The effect of wastewater phosphorus removal on shagawa lake, Minnesota: phosphorus supplies, lake phosphorus and chlorophyll a

Abstract In early 1973, the phosphorus supply to Shagawa Lake, Minnesota, was reduced by about 80% when a tertiary wastewater treatment plant began operating. Significant reductions in total and soluble reactive phosphorus concentrations have occurred in the lake since that time. By 1976 the average (volume weighted over the entire lake) total and soluble reactive phosphorus concentrations had declined from about 51 and 21 μg l −1 to about 30 and 4.5 μg l −1 , respectively, corresponding to 40 and 80% reductions.
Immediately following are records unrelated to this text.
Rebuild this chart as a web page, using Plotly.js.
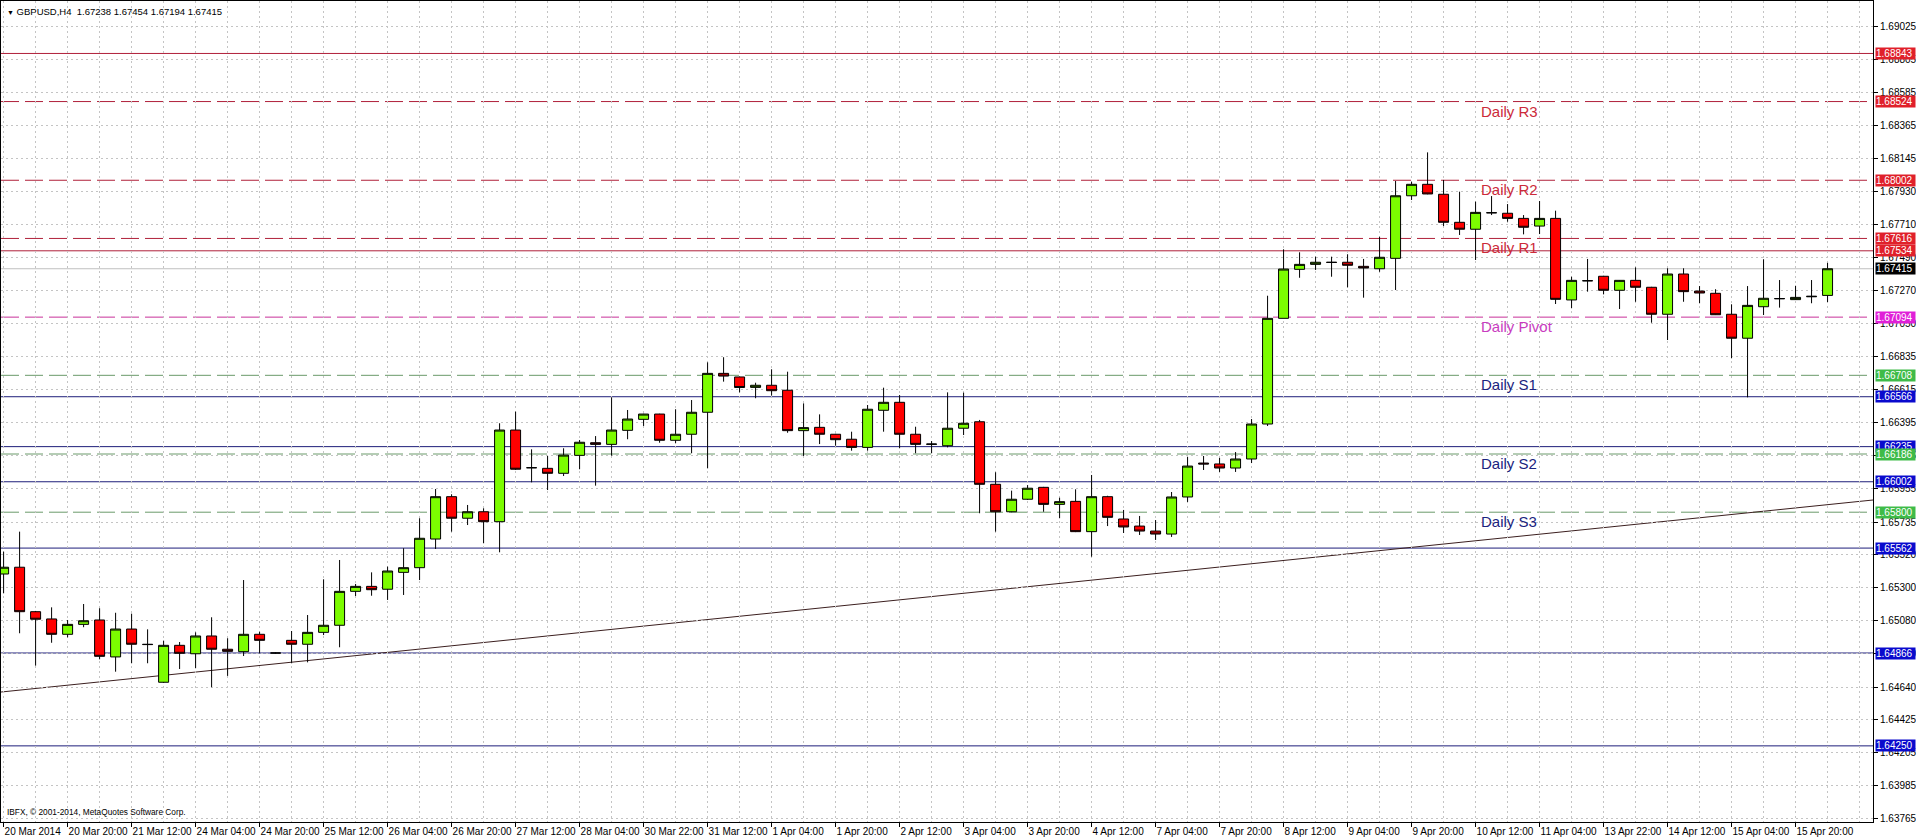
<!DOCTYPE html>
<html>
<head>
<meta charset="utf-8">
<script src="https://cdn.plot.ly/plotly-3.0.1.min.js"></script>
<style>
html,body{margin:0;padding:0;background:#ffffff;}
#chart{width:1916px;height:840px;}
</style>
</head>
<body>
<div id="chart"></div>
<script>
// ---------------- DATA ----------------
const SYMBOL = 'GBPUSD,H4';
const COPYRIGHT = 'IBFX, \u00a9 2001-2014, MetaQuotes Software Corp.';

// H4 bars, oldest first
const OPEN = [
1.65390,1.65435,1.65140,1.65092,1.64990,1.65056,1.65085,1.64840,1.65025,1.64924,
1.64672,1.64917,1.64861,1.64979,1.64891,1.64875,1.64990,1.64866,1.64950,1.64924,
1.65003,1.65050,1.65275,1.65308,1.65289,1.65401,1.65432,1.65622,1.65903,1.65760,
1.65803,1.65737,1.66345,1.66095,1.66091,1.66058,1.66177,1.66261,1.66250,1.66343,
1.66416,1.66451,1.66277,1.66317,1.66463,1.66721,1.66697,1.66628,1.66642,1.66609,
1.66341,1.66363,1.66317,1.66284,1.66230,1.66476,1.66529,1.66317,1.66250,1.66241,
1.66357,1.66400,1.65985,1.65803,1.65886,1.65965,1.65852,1.65872,1.65671,1.65903,
1.65755,1.65708,1.65675,1.65655,1.65901,1.66126,1.66120,1.66093,1.66153,1.66385,
1.67086,1.67411,1.67444,1.67458,1.67458,1.67431,1.67415,1.67484,1.67899,1.67975,
1.67909,1.67723,1.67677,1.67787,1.67783,1.67749,1.67698,1.67749,1.67208,1.67336,
1.67365,1.67272,1.67338,1.67292,1.67113,1.67380,1.67267,1.67252,1.67113,1.66954,
1.67163,1.67216,1.67210,1.67229,1.67238];
const HIGH = [
1.65538,1.65671,1.65145,1.65169,1.65085,1.65191,1.65163,1.65133,1.65127,1.65023,
1.64948,1.64939,1.65003,1.65103,1.64964,1.65350,1.65007,1.64870,1.65012,1.65118,
1.65355,1.65483,1.65324,1.65401,1.65439,1.65561,1.65760,1.65954,1.65919,1.65848,
1.65826,1.66390,1.66467,1.66217,1.66173,1.66224,1.66279,1.66305,1.66562,1.66478,
1.66453,1.66453,1.66483,1.66544,1.66794,1.66828,1.66699,1.66659,1.66748,1.66732,
1.66522,1.66449,1.66320,1.66334,1.66511,1.66626,1.66577,1.66367,1.66272,1.66595,
1.66593,1.66412,1.66065,1.65943,1.65980,1.65968,1.65896,1.65952,1.66047,1.65909,
1.65815,1.65775,1.65748,1.65934,1.66166,1.66173,1.66160,1.66199,1.66418,1.67236,
1.67544,1.67524,1.67495,1.67495,1.67511,1.67480,1.67627,1.67997,1.67992,1.68187,
1.68004,1.67926,1.67860,1.67897,1.67844,1.67771,1.67864,1.67800,1.67362,1.67480,
1.67368,1.67340,1.67424,1.67295,1.67418,1.67418,1.67300,1.67279,1.67179,1.67300,
1.67478,1.67340,1.67302,1.67340,1.67454];
const LOW = [
1.65262,1.64997,1.64782,1.64934,1.64970,1.65037,1.64824,1.64742,1.64798,1.64798,
1.64668,1.64760,1.64765,1.64639,1.64714,1.64846,1.64864,1.64862,1.64798,1.64804,
1.64985,1.64904,1.65244,1.65246,1.65218,1.65251,1.65350,1.65556,1.65671,1.65715,
1.65594,1.65534,1.66080,1.65998,1.65947,1.66040,1.66085,1.65976,1.66175,1.66284,
1.66372,1.66261,1.66257,1.66191,1.66091,1.66666,1.66595,1.66556,1.66573,1.66327,
1.66173,1.66252,1.66241,1.66208,1.66208,1.66334,1.66224,1.66191,1.66191,1.66230,
1.66312,1.65793,1.65671,1.65800,1.65881,1.65803,1.65760,1.65668,1.65505,1.65708,
1.65662,1.65649,1.65616,1.65636,1.65868,1.66080,1.66067,1.66067,1.66126,1.66372,
1.67086,1.67355,1.67407,1.67362,1.67292,1.67223,1.67395,1.67274,1.67871,1.67909,
1.67698,1.67639,1.67473,1.67771,1.67727,1.67643,1.67645,1.67181,1.67153,1.67263,
1.67245,1.67148,1.67196,1.67057,1.66942,1.67196,1.67186,1.67108,1.66821,1.66562,
1.67108,1.67157,1.67208,1.67186,1.67194];
const CLOSE = [
1.65435,1.65140,1.65090,1.64990,1.65056,1.65080,1.64844,1.65025,1.64924,1.64922,
1.64917,1.64864,1.64979,1.64891,1.64877,1.64990,1.64950,1.64866,1.64924,1.65003,
1.65050,1.65275,1.65308,1.65286,1.65410,1.65432,1.65627,1.65903,1.65760,1.65803,
1.65737,1.66345,1.66085,1.66095,1.66058,1.66179,1.66264,1.66250,1.66345,1.66418,
1.66451,1.66277,1.66317,1.66463,1.66721,1.66703,1.66627,1.66642,1.66606,1.66341,
1.66361,1.66317,1.66281,1.66230,1.66483,1.66529,1.66317,1.66250,1.66252,1.66357,
1.66390,1.65985,1.65803,1.65886,1.65959,1.65852,1.65870,1.65671,1.65903,1.65766,
1.65702,1.65675,1.65655,1.65901,1.66106,1.66120,1.66093,1.66153,1.66385,1.67086,
1.67413,1.67444,1.67458,1.67457,1.67438,1.67420,1.67491,1.67899,1.67975,1.67911,
1.67723,1.67677,1.67789,1.67786,1.67749,1.67690,1.67749,1.67212,1.67338,1.67335,
1.67272,1.67338,1.67292,1.67113,1.67380,1.67263,1.67254,1.67110,1.66954,1.67172,
1.67219,1.67217,1.67225,1.67232,1.67415];

// time-axis labels, one every 4 bars
const X_TICK_LABELS = ['20 Mar 2014','20 Mar 20:00','21 Mar 12:00','24 Mar 04:00','24 Mar 20:00',
'25 Mar 12:00','26 Mar 04:00','26 Mar 20:00','27 Mar 12:00','28 Mar 04:00','30 Mar 22:00',
'31 Mar 12:00','1 Apr 04:00','1 Apr 20:00','2 Apr 12:00','3 Apr 04:00','3 Apr 20:00',
'4 Apr 12:00','7 Apr 04:00','7 Apr 20:00','8 Apr 12:00','9 Apr 04:00','9 Apr 20:00',
'10 Apr 12:00','11 Apr 04:00','13 Apr 22:00','14 Apr 12:00','15 Apr 04:00','15 Apr 20:00'];
const BARS_PER_LABEL = 4;

// price-axis labels
const Y_TICK_LABELS = ['1.63765','1.63985','1.64205','1.64425','1.64640','1.64860','1.65080',
'1.65300','1.65520','1.65735','1.65955','1.66175','1.66395','1.66615','1.66835','1.67050',
'1.67270','1.67490','1.67710','1.67930','1.68145','1.68365','1.68585','1.68805','1.69025'];

// daily pivot levels
const PIVOT_NAMES  = ['Daily R3','Daily R2','Daily R1','Daily Pivot','Daily S1','Daily S2','Daily S3'];
const PIVOT_PRICES = [1.68524, 1.68002, 1.67616, 1.67094, 1.66708, 1.66186, 1.65800];
const PIVOT_KIND   = ['r','r','r','p','s','s','s'];

// horizontal support / resistance lines
const RES_LEVELS = [1.68843, 1.67534];
const SUP_LEVELS = [1.66566, 1.66235, 1.66002, 1.65562, 1.64866, 1.64250];

// trend line through two points (bar index, price)
const TREND_BARS   = [0, 114];
const TREND_PRICES = [1.64609, 1.65850];

// ---------------- STYLE ----------------
const FONT = 'Liberation Sans, Arial, sans-serif';
const X_RANGE = [-0.1625, 116.84];
const Y_RANGE = [1.63745, 1.69191];
const GRID = '#c4c4c4';
const COL = {
  resLine: '#b0203a', resBg: '#e0202a',
  pivLine: '#c8309a', pivBg: '#e020d8', pivText: '#c83cc0',
  supLineDash: '#6a9a6a', supBgDash: '#3ebb48',
  navyLine: '#1e1e7a', navyBg: '#0a0acd',
  rText: '#cc2a3a', sText: '#1a237e'
};
const DASH = '18px,6px';

// ---------------- BUILD ----------------
const barIndex = OPEN.map((_, i) => i);
const last = OPEN.length - 1;

const candles = {
  type: 'candlestick',
  x: barIndex, open: OPEN, high: HIGH, low: LOW, close: CLOSE,
  increasing: {line: {color: '#000000', width: 1}, fillcolor: '#7cfc00'},
  decreasing: {line: {color: '#000000', width: 1}, fillcolor: '#ff0000'},
  whiskerwidth: 0,
  hoverinfo: 'skip',
  showlegend: false
};

const shapes = [];
function hline(price, color, dash) {
  shapes.push({type: 'line', xref: 'paper', x0: 0, x1: 1, yref: 'y', y0: price, y1: price,
    line: {color: color, width: 1, dash: dash}, layer: 'below'});
}
// bid line
hline(CLOSE[last], '#c0c0c0', 'solid');
RES_LEVELS.forEach(p => hline(p, COL.resLine, 'solid'));
SUP_LEVELS.forEach(p => hline(p, COL.navyLine, 'solid'));
PIVOT_PRICES.forEach((p, i) => {
  const k = PIVOT_KIND[i];
  hline(p, k === 'r' ? COL.resLine : (k === 'p' ? COL.pivLine : COL.supLineDash), DASH);
});
// trend line extended over the visible range
const slope = (TREND_PRICES[1] - TREND_PRICES[0]) / (TREND_BARS[1] - TREND_BARS[0]);
const trendAt = b => TREND_PRICES[0] + slope * (b - TREND_BARS[0]);
shapes.push({type: 'line', xref: 'x', yref: 'y', x0: X_RANGE[0], x1: X_RANGE[1],
  y0: trendAt(X_RANGE[0]), y1: trendAt(X_RANGE[1]),
  line: {color: '#3b1f1f', width: 1}, layer: 'below'});

const annotations = [];
// header
const hdr = [OPEN[last], HIGH[last], LOW[last], CLOSE[last]].map(v => v.toFixed(5)).join(' ');
annotations.push({xref: 'paper', yref: 'paper', x: 0, y: 1, xanchor: 'left', yanchor: 'top',
  xshift: 4, yshift: -3, showarrow: false,
  text: '<span style="font-size:7px">\u25bc</span> ' + SYMBOL + '\u00a0\u00a0' + hdr,
  font: {family: FONT, size: 9.5, color: '#000000'}});
// copyright
annotations.push({xref: 'paper', yref: 'paper', x: 0, y: 0, xanchor: 'left', yanchor: 'bottom',
  xshift: 4, yshift: 3, showarrow: false, text: COPYRIGHT,
  font: {family: FONT, size: 8.3, color: '#000000'}});
// pivot names
PIVOT_NAMES.forEach((name, i) => {
  const k = PIVOT_KIND[i];
  annotations.push({xref: 'x', yref: 'y', x: 92.2, y: PIVOT_PRICES[i], xanchor: 'left',
    yanchor: 'middle', yshift: -9.5, showarrow: false, text: name,
    font: {family: FONT, size: 15, color: k === 'r' ? COL.rText : (k === 'p' ? COL.pivText : COL.sText)}});
});
// price tags on the right axis
function tag(price, bg) {
  annotations.push({xref: 'paper', yref: 'y', x: 1, y: price, xanchor: 'left', yanchor: 'middle',
    xshift: 2, showarrow: false, text: price.toFixed(5), bgcolor: bg, borderpad: 0,
    width: 39, align: 'left',
    font: {family: FONT, size: 10, color: '#ffffff'}});
}
SUP_LEVELS.forEach(p => tag(p, COL.navyBg));
RES_LEVELS.forEach(p => tag(p, COL.resBg));
PIVOT_PRICES.forEach((p, i) => {
  const k = PIVOT_KIND[i];
  tag(p, k === 'r' ? COL.resBg : (k === 'p' ? COL.pivBg : COL.supBgDash));
});
tag(CLOSE[last], '#000000');

const layout = {
  width: 1916, height: 840,
  margin: {l: 1, r: 43, t: 1, b: 18, pad: 0},
  paper_bgcolor: '#ffffff', plot_bgcolor: '#ffffff',
  font: {family: FONT, size: 10, color: '#000000'},
  showlegend: false,
  boxgap: 0.375, boxgroupgap: 0,
  xaxis: {
    type: 'linear', range: X_RANGE, autorange: false, fixedrange: true,
    rangeslider: {visible: false},
    tickmode: 'array',
    tickvals: X_TICK_LABELS.map((_, i) => i * BARS_PER_LABEL),
    ticktext: X_TICK_LABELS,
    ticks: 'outside', ticklen: 4, tickcolor: '#000000', tickwidth: 1,
    ticklabelposition: 'outside right', tickangle: 0,
    tickfont: {family: FONT, size: 10, color: '#000000'},
    showgrid: true, gridcolor: GRID, griddash: '2px,3px', gridwidth: 1,
    minor: {tickmode: 'linear', tick0: 0, dtick: 2, showgrid: true, gridcolor: GRID,
            griddash: '2px,3px', gridwidth: 1, ticks: ''},
    showline: true, mirror: true, linecolor: '#000000', linewidth: 1,
    zeroline: false
  },
  yaxis: {
    range: Y_RANGE, autorange: false, fixedrange: true, side: 'right',
    tickmode: 'array',
    tickvals: Y_TICK_LABELS.map(Number),
    ticktext: Y_TICK_LABELS,
    ticks: 'outside', ticklen: 4, tickcolor: '#000000', tickwidth: 1,
    tickfont: {family: FONT, size: 10, color: '#000000'},
    showgrid: true, gridcolor: GRID, griddash: '2px,3px', gridwidth: 1,
    showline: true, mirror: true, linecolor: '#000000', linewidth: 1,
    zeroline: false
  },
  shapes: shapes,
  annotations: annotations
};

Plotly.newPlot('chart', [candles], layout, {displayModeBar: false, staticPlot: true});
</script>
</body>
</html>
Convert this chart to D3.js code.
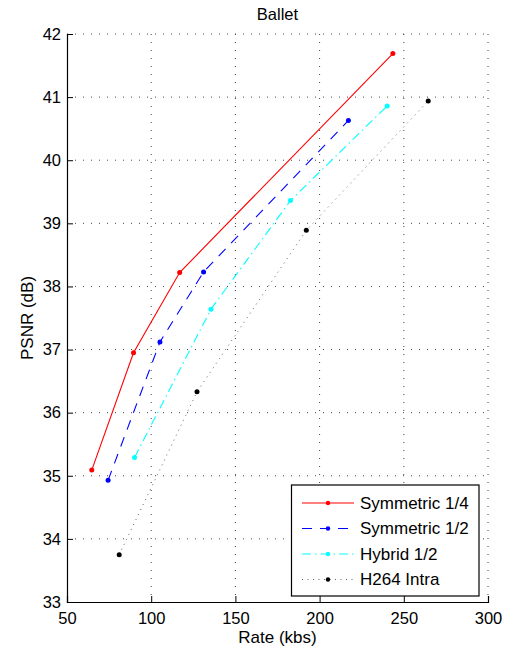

During 1975 and 1976, chlorophyll a (averaged over the top 5 m) had decreased to less than 50% of the pretreatment level during May-June but during July-August little change had occurred. A phosphorus residence time model projected equilibrium total phosphorus concentrations of about 12 μg l −1 within 1.5 years. The fact that this level was not reached is attributed to a feedback of phosphorus from the sediments, primarily during summer. This phenomenon has been incorporated into a modified total phosphorus mass balance model which projects the phosphorus pattern through 1976 quite accurately. The close fit of the modified mass balance model implies that the phosphorus supply from the sediments has not diminished since treatment since treatment began, and that further recovery of the lake will depend upon how long this feedback of phosphorus from the sediments continues.